The detailed (and as complete as possible) description of plausible or observable pathways leading from reactants to products of a chemical process. This tag should be applied to questions about these processes. It may be applied to hypothetical and/or proposed mechanisms.
Definition (IUPAC goldbook: mechanism of a reaction)
mechanism of a reaction
Synonym: reaction mechanism
A detailed description of the process leading from the reactants to the products of a reaction, including a characterization as complete as possible of the composition, structure, energy and other properties of reaction intermediates, products, and transition states.
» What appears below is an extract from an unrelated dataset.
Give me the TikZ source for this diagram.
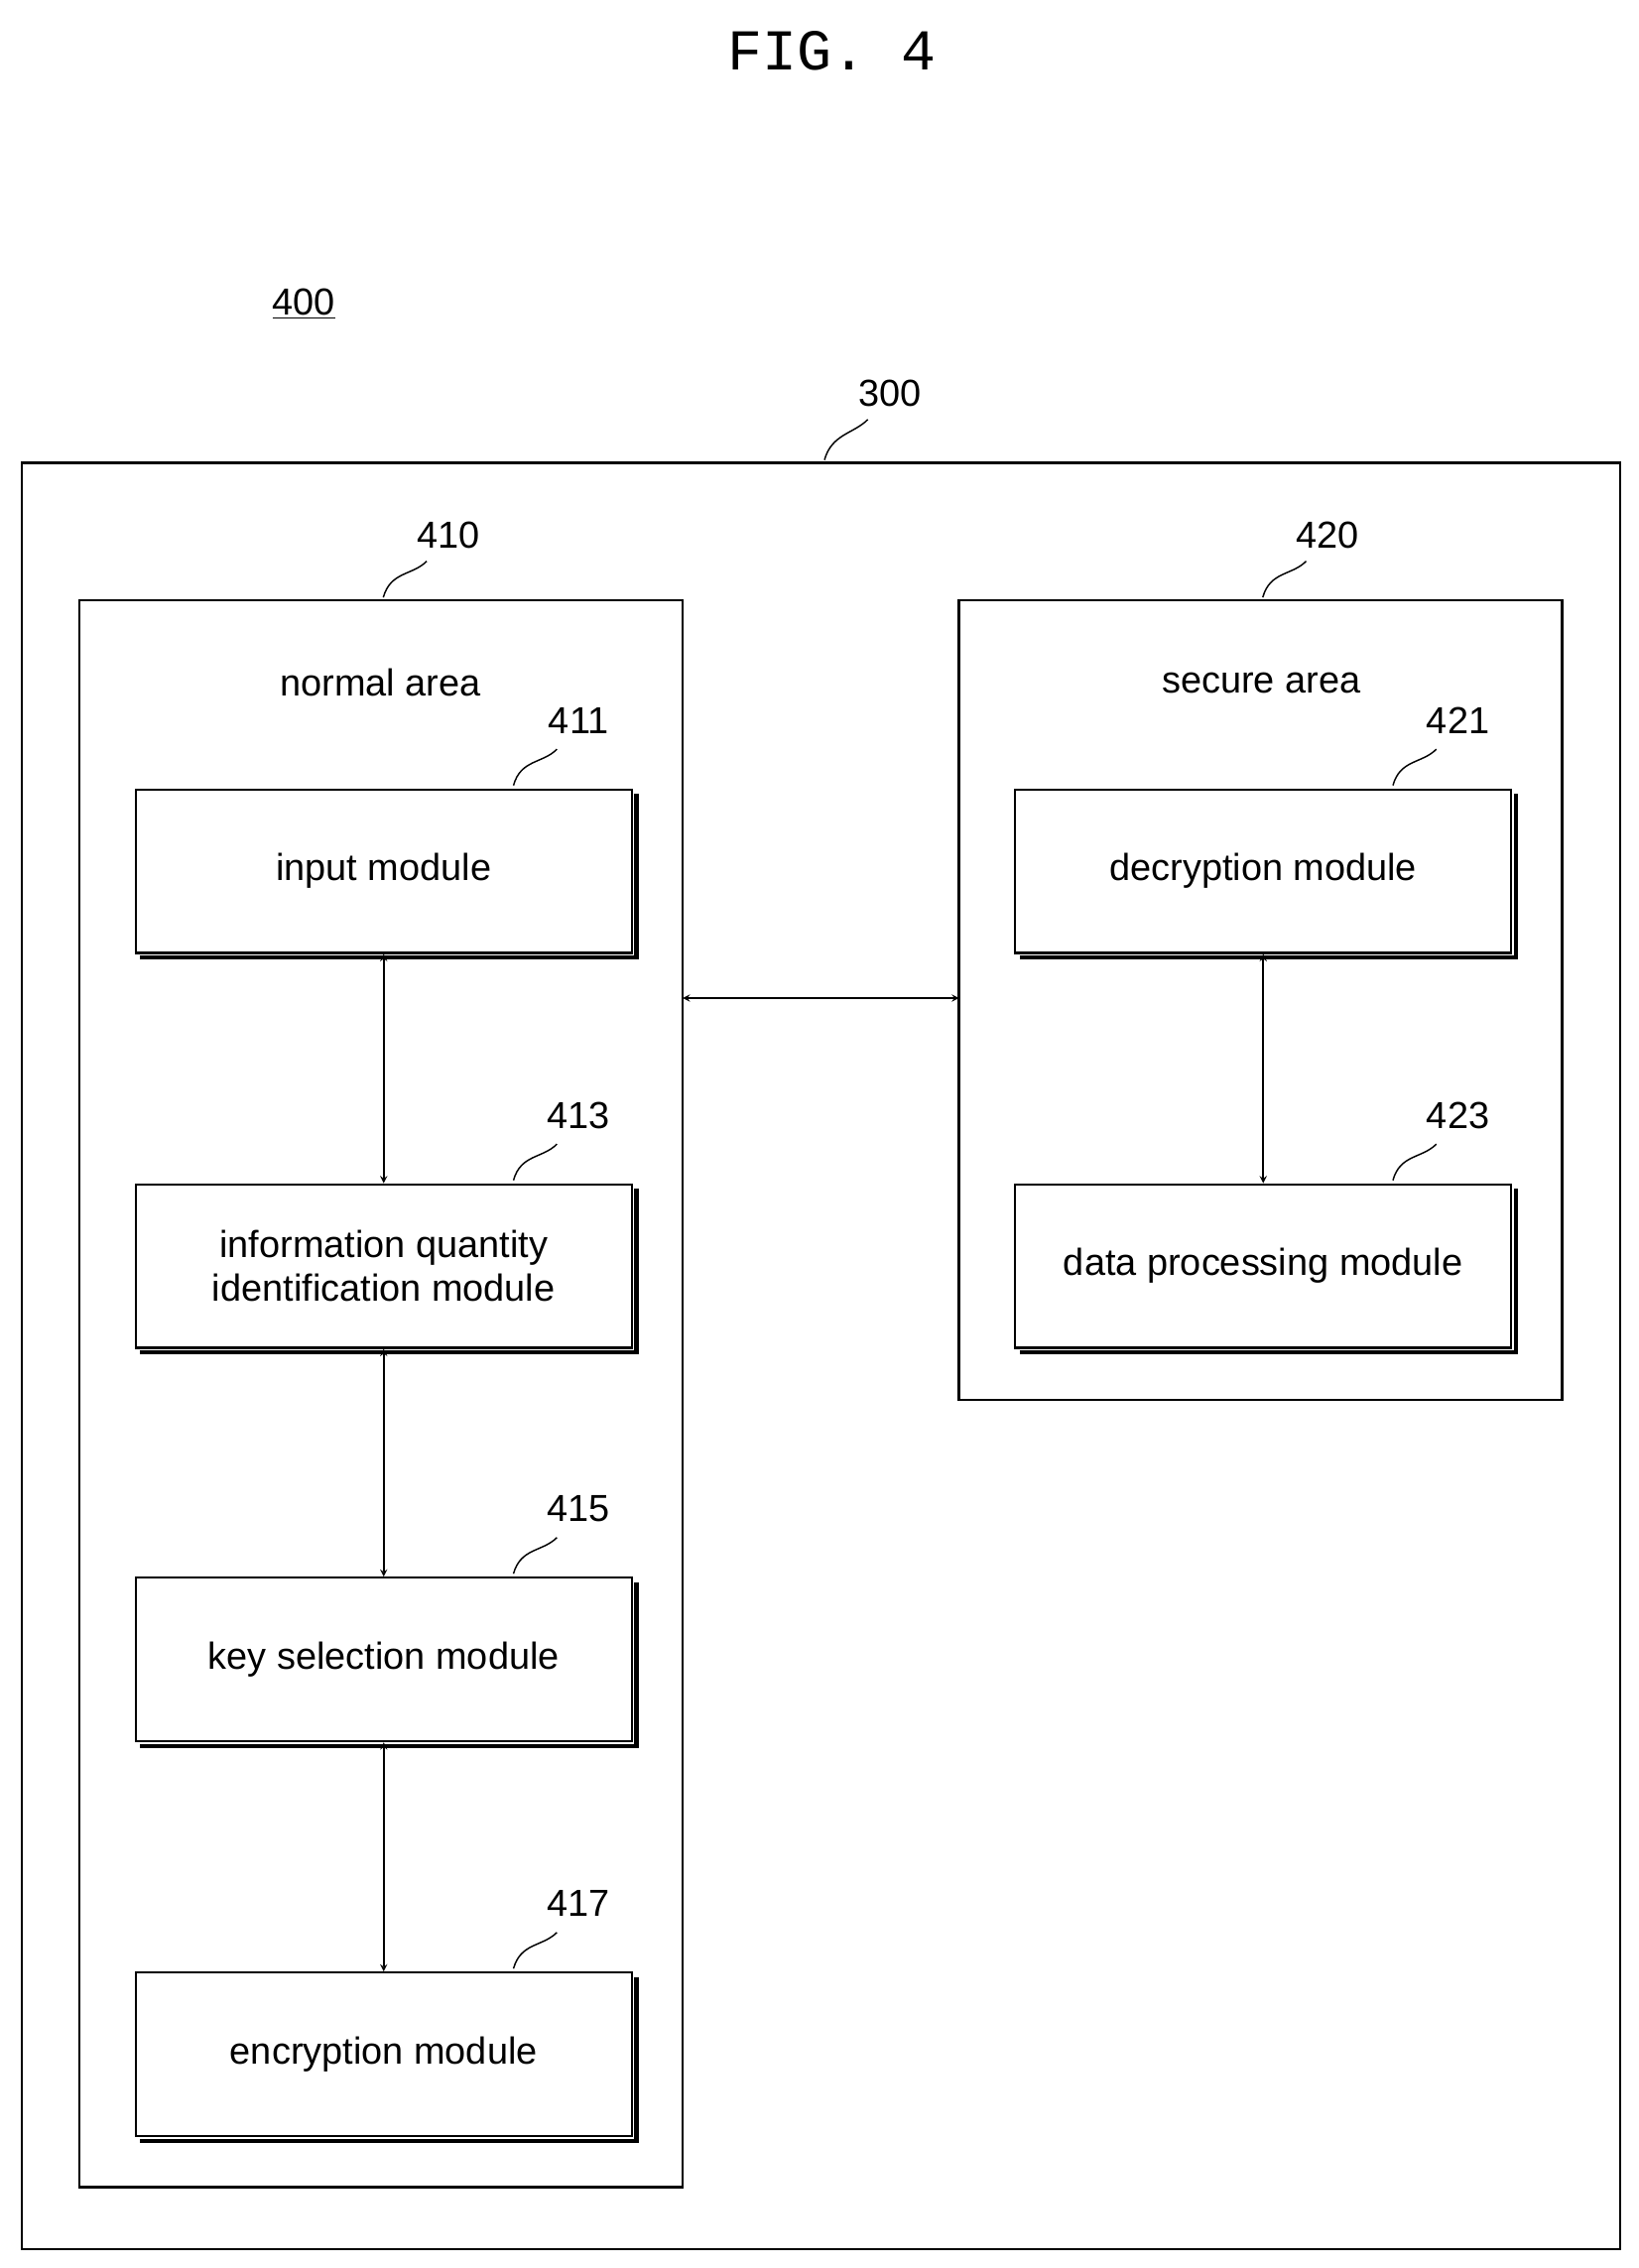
\documentclass[tikz,border=0pt]{standalone}
\usepackage{fontspec}
\setmainfont{Liberation Sans}
\newfontfamily\monof{Liberation Mono}
\begin{document}
\begin{tikzpicture}[x=1pt,y=-1pt,
  box/.style={draw,line width=1.6pt},
  mod/.style={draw,line width=1.6pt,fill=white},
  lbl/.style={font=\fontsize{26}{28}\selectfont},
  txt/.style={font=\fontsize{26}{30}\selectfont,align=center},
  arr/.style={<->,>=stealth,line width=1.2pt}]
\useasboundingbox (0,0) rectangle (1133,1568);
\node[font=\monof\fontsize{40}{44}\selectfont] (title) at (575,35) {FIG. 4};
\node[lbl] (n400) at (210,210) {\underline{400}};
% outer
\draw[box] (15,320) rectangle (1120,1555);
\coordinate (o300) at (570,318);
\node[lbl] (l300) at (615,272) {300};
\draw[line width=1pt] (o300) .. controls (575,300) and (590,300) .. (600,290);
% areas
\draw[box] (55,415) rectangle (472,1512);
\node[lbl] (l410) at (310,370) {410};
\draw[line width=1pt] (265,413) .. controls (270,395) and (285,398) .. (295,388);
\draw[box] (663,415) rectangle (1080,968);
\node[lbl] (l420) at (918,370) {420};
\draw[line width=1pt] (873,413) .. controls (878,395) and (893,398) .. (903,388);
\node[txt] (na) at (263,472) {normal area};
\node[txt] (sa) at (872,472) {secure area};
% modules
\foreach \n/\x/\y/\t/\l in {
  m411/93/545/input module/411,
  m413/93/818/{information quantity\\identification module}/413,
  m415/93/1090/key selection module/415,
  m417/93/1363/encryption module/417,
  m421/701/545/decryption module/421,
  m423/701/818/data processing module/423}{
  \draw[line width=3pt] (\x+4,\y+117) -- (\x+347,\y+117) -- (\x+347,\y+4);
  \node[mod,minimum width=343pt,minimum height=113pt,anchor=north west,txt] (\n) at (\x,\y) {\t};
  \node[lbl] (l\n) at (\x+307,\y-47) {\l};
  \draw[line width=1pt] (\x+262,\y-2) .. controls (\x+267,\y-20) and (\x+282,\y-17) .. (\x+292,\y-27);
}
\draw[arr] (m411.south) -- (m413.north);
\draw[arr] (m413.south) -- (m415.north);
\draw[arr] (m415.south) -- (m417.north);
\draw[arr] (m421.south) -- (m423.north);
\coordinate (a1) at (472,690);
\coordinate (a2) at (663,690);
\draw[arr] (a1) -- (a2);
\end{tikzpicture}
\end{document}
An acceptable mechanism of a specified reaction (and there may be a number of such alternative mechanisms not excluded by the evidence) must be consistent with the reaction stoichiometry, the rate law and with all other available experimental data, such as the stereochemical course of the reaction. Inferences concerning the electronic motions which dynamically interconvert successive species along the reaction path (as represented by curved arrows, for example) are often included in the description of a mechanism. It should be noted that for many reactions all this information is not available and the suggested mechanism is based on incomplete experimental data. It is not appropriate to use the term mechanism to describe a statement of the probable sequence in a set of stepwise reactions. That should be referred to as a reaction sequence, and not a mechanism.
- reaction intermediate
- transition state
- rate law
- reaction path
- Gibbs energy diagram
- transition state theory
- elementary reaction
- Reaction mechanism (Wikipedia)
- Reaction mechanisms (UC Davis ChemWiki)
- Jie Jack Li: Name Reactions. A Collection of Detailed Reaction Mechanisms. Springer Berlin Heidelberg: 2003. DOI: 10.1007/978-3-662-05336-2 (google books)
Aplicability of the tag
This tag should be applied to questions, which seek information on elementary steps of chemical reactions. It may be applied to hypothetical and/or proposed mechanisms.